**Exercise aim:** All the data must come back unchanged, except that pictures are left out.

· · · ·

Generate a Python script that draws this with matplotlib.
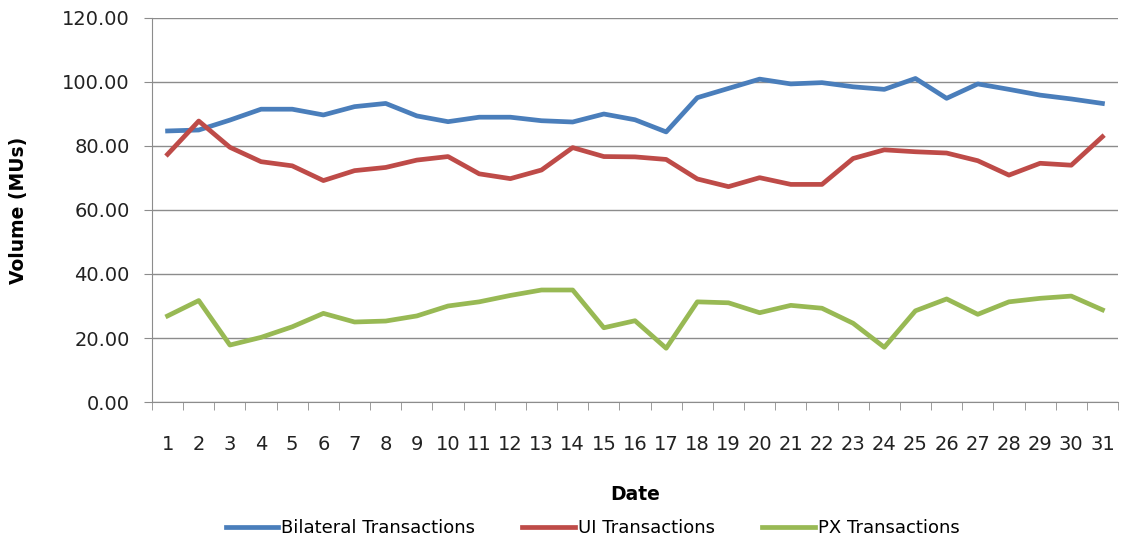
import matplotlib
matplotlib.use("Agg")
import matplotlib.pyplot as plt
from matplotlib.ticker import FormatStrFormatter, FixedLocator
import numpy as np

days = list(range(1, 32))

bilateral = [84.7, 85.0, 88.1, 91.5, 91.5, 89.7, 92.3, 93.3, 89.4, 87.6,
             89.0, 89.0, 87.9, 87.5, 90.0, 88.2, 84.4, 95.1, 98.0, 100.9,
             99.4, 99.8, 98.5, 97.7, 101.1, 94.9, 99.4, 97.7, 95.9, 94.7, 93.3]
ui = [77.4, 87.8, 79.6, 75.1, 73.8, 69.2, 72.3, 73.3, 75.6, 76.7,
      71.3, 69.8, 72.5, 79.5, 76.7, 76.6, 75.8, 69.7, 67.3, 70.1,
      68.0, 68.0, 76.1, 78.8, 78.2, 77.8, 75.4, 70.9, 74.6, 74.0, 82.9]
px = [26.9, 31.7, 17.8, 20.2, 23.5, 27.7, 25.0, 25.3, 26.9, 30.0,
      31.3, 33.3, 35.0, 35.0, 23.2, 25.4, 16.8, 31.3, 31.0, 27.9,
      30.2, 29.3, 24.6, 17.1, 28.5, 32.2, 27.4, 31.3, 32.4, 33.1, 28.8]

series_names = ["Bilateral Transactions", "UI Transactions", "PX Transactions"]
colours = ["#4a7ebb", "#be4b48", "#98b954"]

fig = plt.figure(figsize=(11.27, 5.45), dpi=100)
ax = fig.add_axes([152/1127, 143/545, 966/1127, 384/545])

for vals, name, c in zip([bilateral, ui, px], series_names, colours):
    ax.plot(days, vals, color=c, lw=3.4, label=name, solid_joinstyle="round")

ax.set_xlim(0.5, 31.5)
ax.set_ylim(0, 120)
ax.set_yticks(np.arange(0, 121, 20))
ax.yaxis.set_major_formatter(FormatStrFormatter("%.2f"))
ax.grid(axis="y", color="#8c8c8c", lw=1)
ax.set_axisbelow(True)

ax.set_xticks(days)
ax.set_xticklabels([str(d) for d in days])
ax.xaxis.set_minor_locator(FixedLocator(np.arange(0.5, 32, 1)))
ax.tick_params(axis="x", which="major", length=0, pad=24, labelsize=14, colors="#222222")
ax.tick_params(axis="x", which="minor", length=6, color="#8c8c8c", direction="out")
ax.tick_params(axis="y", length=6, color="#8c8c8c", pad=10, labelsize=14, labelcolor="#222222")

for s in ["top", "right"]:
    ax.spines[s].set_visible(False)
for s in ["left", "bottom"]:
    ax.spines[s].set_color("#8c8c8c")

ax.set_ylabel("Volume (MUs)", fontsize=13.5, fontweight="bold")
ax.yaxis.set_label_coords(-0.128, 0.5)
ax.set_xlabel("Date", fontsize=13.5, fontweight="bold")
ax.xaxis.set_label_coords(0.5, -0.215)

fig.legend(loc="center", bbox_to_anchor=(0.526, 17/545), ncol=3, frameon=False,
           fontsize=13, handlelength=2.9, handletextpad=0.2, columnspacing=2.6)

plt.savefig("out.png", dpi=100)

· · · ·

**Answer to this task:**
Generate a Python script that draws this with matplotlib.
import matplotlib
matplotlib.use("Agg")
import matplotlib.pyplot as plt
from matplotlib.ticker import FormatStrFormatter, FixedLocator
import numpy as np

days = list(range(1, 32))

bilateral = [84.7, 85.0, 88.1, 91.5, 91.5, 89.7, 92.3, 93.3, 89.4, 87.6,
             89.0, 89.0, 87.9, 87.5, 90.0, 88.2, 84.4, 95.1, 98.0, 100.9,
             99.4, 99.8, 98.5, 97.7, 101.1, 94.9, 99.4, 97.7, 95.9, 94.7, 93.3]
ui = [77.4, 87.8, 79.6, 75.1, 73.8, 69.2, 72.3, 73.3, 75.6, 76.7,
      71.3, 69.8, 72.5, 79.5, 76.7, 76.6, 75.8, 69.7, 67.3, 70.1,
      68.0, 68.0, 76.1, 78.8, 78.2, 77.8, 75.4, 70.9, 74.6, 74.0, 82.9]
px = [26.9, 31.7, 17.8, 20.2, 23.5, 27.7, 25.0, 25.3, 26.9, 30.0,
      31.3, 33.3, 35.0, 35.0, 23.2, 25.4, 16.8, 31.3, 31.0, 27.9,
      30.2, 29.3, 24.6, 17.1, 28.5, 32.2, 27.4, 31.3, 32.4, 33.1, 28.8]

series_names = ["Bilateral Transactions", "UI Transactions", "PX Transactions"]
colours = ["#4a7ebb", "#be4b48", "#98b954"]

fig = plt.figure(figsize=(11.27, 5.45), dpi=100)
ax = fig.add_axes([152/1127, 143/545, 966/1127, 384/545])

for vals, name, c in zip([bilateral, ui, px], series_names, colours):
    ax.plot(days, vals, color=c, lw=3.4, label=name, solid_joinstyle="round")

ax.set_xlim(0.5, 31.5)
ax.set_ylim(0, 120)
ax.set_yticks(np.arange(0, 121, 20))
ax.yaxis.set_major_formatter(FormatStrFormatter("%.2f"))
ax.grid(axis="y", color="#8c8c8c", lw=1)
ax.set_axisbelow(True)

ax.set_xticks(days)
ax.set_xticklabels([str(d) for d in days])
ax.xaxis.set_minor_locator(FixedLocator(np.arange(0.5, 32, 1)))
ax.tick_params(axis="x", which="major", length=0, pad=24, labelsize=14, colors="#222222")
ax.tick_params(axis="x", which="minor", length=6, color="#8c8c8c", direction="out")
ax.tick_params(axis="y", length=6, color="#8c8c8c", pad=10, labelsize=14, labelcolor="#222222")

for s in ["top", "right"]:
    ax.spines[s].set_visible(False)
for s in ["left", "bottom"]:
    ax.spines[s].set_color("#8c8c8c")

ax.set_ylabel("Volume (MUs)", fontsize=13.5, fontweight="bold")
ax.yaxis.set_label_coords(-0.128, 0.5)
ax.set_xlabel("Date", fontsize=13.5, fontweight="bold")
ax.xaxis.set_label_coords(0.5, -0.215)

fig.legend(loc="center", bbox_to_anchor=(0.526, 17/545), ncol=3, frameon=False,
           fontsize=13, handlelength=2.9, handletextpad=0.2, columnspacing=2.6)

plt.savefig("out.png", dpi=100)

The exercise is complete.